Courage and Hope after an abused childhood

Tungshang Ningreichon

The magnanimity of the human spirit is sometimes measured by the power of forgiveness even if you have been wronged and robbed of your peace and childhood and pushed to the brink of suicide.  

Yuimi Vashum, a young poet and blogger in her compelling collection of confessional poems titled ‘Love. Lust. And Loyalty’ speaks about this power. She runs us through her stories and struggles with screams of profanity, which no alternative vocabulary would be able to capture, to convey the trial of her experience, memories and nightmares other than the four letter word she uses abundantly to express what sexual abuse is. It is not about the absence of consent but the inability to even comprehend what was happening and being done to her. She was just seven!  

She talks of the trauma and shame that she grieved later in life, resurrecting time and again; making her contemplate jumping off a height or ramming against a running train, as though healing could be found there.  

Fourteen years later she calls it ‘closure’ in a beautiful agony cry named ‘battle of the mind’ where she overpowers the horror of the past, and the wounds within, that were pushing her to self-loathing and living with the gnawing pain of the past. She puts it as ‘being punished for the crimes she did not commit.’ Forgiving the wrongdoer liberated her and gave her the strength to reconcile with the past and she poignantly writes,  

“All these glorious years I have wasted in Anger Shame Regret The bitterness I birthed over the years. I wish I had known sooner, The battle of the mind Is won only by Forgiveness And Forgiveness carries no cost Only Peace. I wish I won this war sooner, (and if you have fought demons like I did) I hope you win the war sooner Than I did”  

The depth of her work is in her profound story telling through simplicity of composition and writing that will allow the reader to recognize the power it radiates. Her poems, and brutal honesty, speak to our soul and nudges our conscience to pick on the issues she is raising for every child whose life and laughter are consumed by the insanity of a man, made worse because the person is closely known to the child or is related, even incestuous!  

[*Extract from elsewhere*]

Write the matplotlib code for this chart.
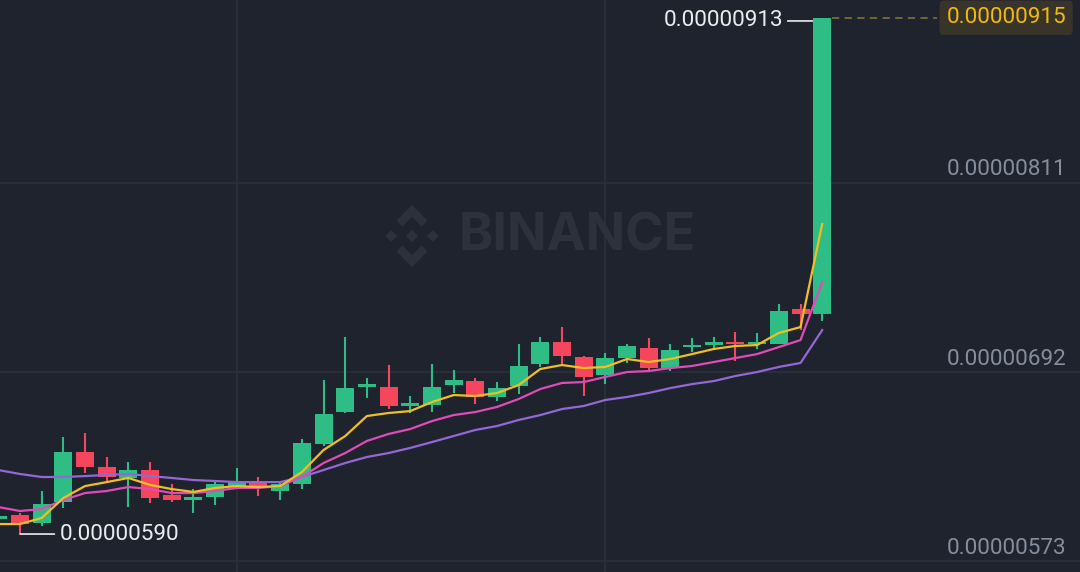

It cost Yuimi her childhood and nearly all her youth to overcome the hurt and wounds, transform them into words for the “battered souls” and triumph over the horror to rise like a phoenix. She encourages other survivors to rise and to break shame and stigma associated with sexual abuse.  

Her poems are not just about darkness. She adds love and life to her writings and charms us with her stories of relationships and human desires.  

Yuimi wishes her story would serve as a tool of awareness and as a seed of Hope for survivors.  

Yuimi’s stories, poems and profound profanity teach us that the past does not imprison our freedom to live, forgive and roar with magnanimity.  

Her testimony may help forever change shame of the survivors to hope, change the landscape and course of our everyday conversation on violence against women and children from denial to acceptance and collectively work to end it.  

It could change the way we educate our children by teaching our sons never to harm and hurt others and that they may pass on the sacredness to his children too, by telling our daughters’ stories so that the human spirit will live on, by telling everyone that we must protect our children from nightmares and utter desolation so that no childhood is smothered by insanity, by telling the survivors they are heroes!